Despite border incidents, which they claim were provocative, and part of a plan by the leadership in Seoul, the party bosses in Pyongyang, have kept their cool.

And the border posts on northern territory are heavily manned by a well-armed elite corps as this writer was told by his South Korean escorts.

In a briefing at the Foreign Office in Seoul, he was also told that whenever the tough commissars and the generals decided to “escalate North-South tensions for some reason not too easy to divine, the commissars would “organise a border incident.”

Of course the word “escalation” had not yet become a cliche in the international affairs conflict studies discourse.

So, what has provoked the North Korean leadership to warn that the US-South Korean ‘war games’ could threaten the ongoing “peace talks”, a fairly major step in any conflict resolution exercise? Why should the United States which has placed “conflict resolution” as an important item on the Clinton administration agenda seem less than enthusiastic.?

Yes, President Clinton is preoccupied with domestic affairs, if that expression is not open to misunderstanding. It is the impeachment we have in mind.

An embattled President Clinton does not conform to the behaviour pattern described so well by Godfrey Hodgson, the British journalist who was based in Washington for nearly twenty years?.

Beseiged by domestic problems, the man in the White House turns reflexively, Hodgson observed, to the less perilous problems of foreign policy.

So, why should President Kim Dae-Jung, hardly one year in office, risk the promising chances of a peace accord with the communist regime in the north? It was just ten months ago that President elect Kim Dae-Jung approved the decision of President Kim Young Sam to pardon two jailed ex-Presidents Chun Doo Hwan and Roh Tae Woo who were serving long prison sentences for treason and graft.

They had been charged of taking bribes .... hundreds of milions of US dollars in bribes from businessmen. They had also played a part in the 1979 military coup. The timing of the announced US-South Korean naval exercises has made the North Korean leadership extremely suspicious. Official spokesmen in Pyonyang made it clear that the “timing” of the joint exercise made its objective abundantly clear ........ sabotage the peace negotiations. Unpardonable, KCNA, official news agency observed only to end the communique with the word “treachery”.

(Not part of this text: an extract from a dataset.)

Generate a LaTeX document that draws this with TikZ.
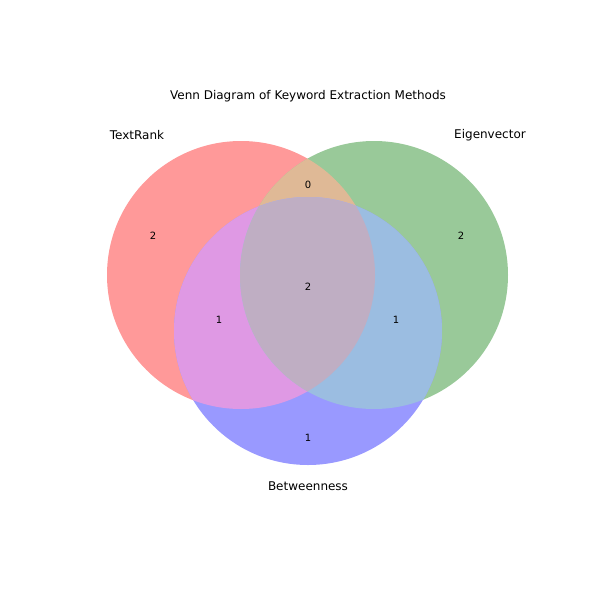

True, words, words, only but the tone of the message cannot be ignored.... particularly when it chose to refer to other countries..... the United States the sole superpower and Japan, the economic superpower.

The Soviet Union has broken up, China has adopted market economics and the Great Teacher Chairman Mao’s “little Red book” is rarely seen. The return of Hong Kong is the last chapter, if not page in Mao Tse-Tung’s tomes.

That leaves North Korea, the last brigade of Marxism - Leninism, Mao Tse-Tung and of Kim Il-Sung.

And so we turn to Japan or Japan Incorporated, the clearest illustration of the post-Cold War transformation of power. Economics in command, not politics or armouries.

Japan Inc. looks self-assuredly to the first decade of the 21st century. Hence the “new partnership” it seeks with South Korea, says Michiyo Nakamoto. On a visit to Tokyo recently the South Korean President Kim Dae Jung said that the new relationship his visit represented was “a new age in the relations between the two countries”, countries that symbolise the change in the nature of power...... neither tanks nor planes but the economic performances, and trade in a fiercely competitive market.